PBS' Point-of-View to show documentary on Daniel Ellsberg

Next Tuesday, October 5, at 9:00 p.m., many public television stations will broadcast The Most Dangerous Man in America: Daniel Ellsberg and the Pentagon Papers. Daniel EllsbergIt is a 90-minute documentary about Daniel Ellsberg's life, his education and rise in the world of a secret government-funded think-tank, and the thinking that brought him to release the classified Pentagon Papers. I had the opportunity to see this film earlier this year. It is a dramatic story of conscience versus government power, and I recommend it. Here is a link to the trailer. Here is a link to a live chat with Daniel Ellsberg and the filmmakers on October 6 at 2:00 pm eastern. Below is the description of the film by the producers at PBS' Point-of-View:

In 1971, Daniel Ellsberg, a leading Vietnam War strategist, concludes that America's role in the war is based on decades of lies. He leaks 7,000 pages of top-secret documents to The New York Times, a daring act of conscience that leads directly to Watergate, President Nixon's resignation and the end of the Vietnam War. Ellsberg and a who's-who of Vietnam-era movers and shakers give a riveting account of those world-changing events in POV's The Most Dangerous Man in America: Daniel Ellsberg and the Pentagon Papers by award-winning filmmakers Judith Ehrlich (The Good War and Those Who Refused to Fight It) and Rick Goldsmith (Tell the Truth and Run: George Seldes and the American Press). A co-production of ITVS in association with American Documentary/POV.
 

State Department gives no mention of whistleblowers to UN

Last April, I submitted a report to the United Nations High Commissioner for Human Rights and the U.S. State Department about how U.S. law fails to give whistleblowers customary remedies for their retaliation claims. My report listed the international treaties that required the United States to protect whistleblowers. It listed specific cases in which whistleblowers' rights had been denied, including one case, Bradley Birkenfeld, in which the whistleblower was currently imprisoned. It also decried the pitiful state of the law when it comes to protecting federal employees who blow the whistle on waste, fraud and abuse. I called on the State Department to answer to the United Nations for this failure to give whistleblowers the same rights that victims of auto accidents have.

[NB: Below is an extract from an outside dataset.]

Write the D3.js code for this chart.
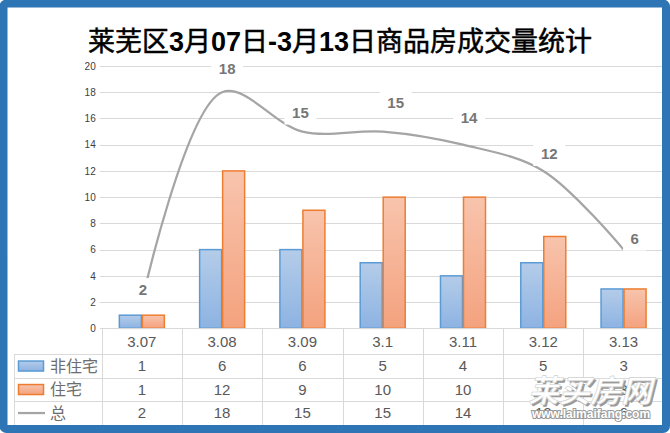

Last month, the State Department issued its report to the United Nations under its Universal Periodic Review (UPR). That report makes no mention of whistleblower rights.  It does not even include the word, "transparency." I called on the State Department to answer how the limits on political asylum (such as requiring applications to be filed in English within one year of entry to the US) comported with the duty to provide asylum to international whistleblowers seeking refuge here.  No mention of that either. The UPR process provides for direct questioning of U.S. representatives in November. Perhaps those representatives will face questions about how whistleblowers here get less rights that other victims of wrongful conduct, and why the U.S. has not passed laws to assure whistleblowers our customary rights and remedies.

Harper's reports on yet another whistleblower prosecution

Harper's Magazine is publishing a report by Scott Horton on yet another prosecution for releasing information. Called "Obama's War on Whistleblowers," the article focuses on the prosecution of Steven Kim, a scholar of North Korea’s nuclear program. Since Kim did consulting work for the State Department, the prosecution contends he should not have spoken to Fox News about how the North Koreans were likely to react to proposed sanctions. Former prosecutor and Johns Hopkins professor Ruth Wedgwood told Horton that the Fox News report “contains completely unremarkable observations about what a country would do if it was sanctioned for its poor behavior. These kinds of observations were well known to anyone paying attention to public sources and ought not be the basis for making someone a federal felon.” Assistant Attorney General David Kris says the charges are a “warning to anyone who is entrusted with sensitive national security information and would consider compromising it.” Those who are following the prosecutions of Thomas Drake and Bradley Manning, and the failure to grant clemency to Brad Birkenfeld, may see a pattern. Horton notes that Obama, as a lawyer, represented a whistleblower.  As a candidate, Obama pledged to “strengthen whistleblower laws to protect federal workers who expose waste, fraud, and abuse of authority in government.” Horton complains that the prosecution of Kim will effectively "censor public debate about vital facts relating to international affairs and possibly to war. *** [W]e’re supposed to be kept ignorant while the national-security state cares for us all."